Still, an early start on pension savings has a larger impact than trying to
start later in life.
A few thoughts...

To get around the £100 annual interest bit, make sure any investments
come from someone more distant than the parent. So route the money via
a grandparent, for example, without making it really obvious.

I doubt that putting money into a pension fund for the child is a good
use of cash for a parent who doesn't have a whole lot spare and may
need it sooner. The child won't be able to touch it for some 50 years,
and by then the whole state pension system will be different - very
possibly the state pension will be rolled up into social security and
thus in effect means tested, so having built up a large *state*
pension pot may be a complete waste of money.
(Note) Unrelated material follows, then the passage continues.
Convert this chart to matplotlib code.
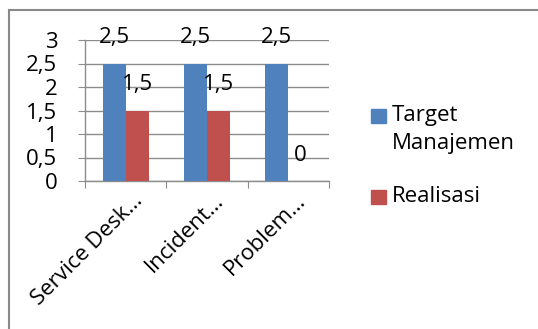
import matplotlib.pyplot as plt
from matplotlib.patches import Rectangle
import numpy as np

plt.rcParams['font.family'] = ['Open Sans', 'DejaVu Sans']

# --- chart data ---
categories = ["Service Desk\u2026", "Incident\u2026", "Problem\u2026"]
target = [2.5, 2.5, 2.5]
realisasi = [1.5, 1.5, 0]
series_names = ["Target\nManajemen", "Realisasi"]
y_ticks = [0, 0.5, 1, 1.5, 2, 2.5, 3]

BLUE = '#4f81bd'
RED = '#c0504d'
GRID = '#8c8c8c'
FS = 16


def fmt(v):
    # Indonesian style decimals: comma separator
    return f"{v:g}".replace('.', ',')


fig = plt.figure(figsize=(5.38, 3.29), dpi=100)

# outer chart border (cut off at right and bottom like the screenshot)
fig.patches.append(Rectangle((9 / 538, -0.1), 1.0, 1 - 10 / 329 + 0.1,
                             transform=fig.transFigure, fill=False,
                             edgecolor='#898989', linewidth=1.5))

ax = fig.add_axes([85 / 538, 148 / 329, 244 / 538, 141 / 329])

x = np.arange(len(categories))
w = 0.284
ax.bar(x - w / 2, target, w, color=BLUE, zorder=3)
ax.bar(x + w / 2, realisasi, w, color=RED, zorder=3)

for xi, v in zip(x - w / 2, target):
    ax.text(xi, v + 0.55, fmt(v), ha='center', va='center', fontsize=FS, clip_on=False)
for xi, v in zip(x + w / 2, realisasi):
    ax.text(xi, v + 0.55, fmt(v), ha='center', va='center', fontsize=FS, clip_on=False)

ax.set_xlim(-0.5, len(categories) - 0.5)
ax.set_ylim(0, 3)
ax.set_yticks(y_ticks)
ax.set_yticklabels([fmt(t) for t in y_ticks], fontsize=FS)
ax.yaxis.grid(True, color=GRID, linewidth=1)
ax.set_axisbelow(True)

# category boundaries get the tick marks, labels sit under the centres
ax.set_xticks(np.arange(-0.5, len(categories), 1.0))
ax.set_xticklabels([])
ax.tick_params(axis='x', length=5, color=GRID, direction='out')
ax.tick_params(axis='y', length=5, color=GRID, pad=15)
for xi, lab in zip(x, categories):
    ax.annotate(lab, xy=(xi, 0), xycoords=('data', 'axes fraction'),
                xytext=(10, -12), textcoords='offset points',
                rotation=45, rotation_mode='anchor', ha='right', va='center',
                fontsize=FS)

for s in ['top', 'right']:
    ax.spines[s].set_visible(False)
for s in ['left', 'bottom']:
    ax.spines[s].set_color(GRID)
    ax.spines[s].set_linewidth(1)

# legend drawn by hand so the swatch lines up with the first text line
sw = 15 / 538
sh = 14 / 329
legend_y = [1 - 116 / 329, 1 - 197 / 329]
for (name, col, ly) in zip(series_names, [BLUE, RED], legend_y):
    fig.patches.append(Rectangle((371 / 538, ly - sh / 2), sw, sh,
                                 transform=fig.transFigure, color=col))
    fig.text(392 / 538, ly + 11 / 329, name, ha='left', va='top', fontsize=FS,
             linespacing=1.45)

fig.savefig('out.png', dpi=100)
I have looked at trusts for kids and AFAIK there is no way to do it
(without resorting to overseas-based trusts) so that the child's
personal CGT and income tax allowances can be used *and* the parent
can control the money past age 18. For example, you may not want the
child to get the money at 18, if they turn out to be absolute
monsters, on drugs etc. An A&M trust can delay the handover till age
25 but with any of these trusts one cannot take the money back out.
There is also the early death of the child to consider...

The simplest way may well be to just give the money, in an untraceable
manner of course (cash), to a trusted person (e.g. a grandparent) to
invest in an ISA or something like that, on behalf of the child.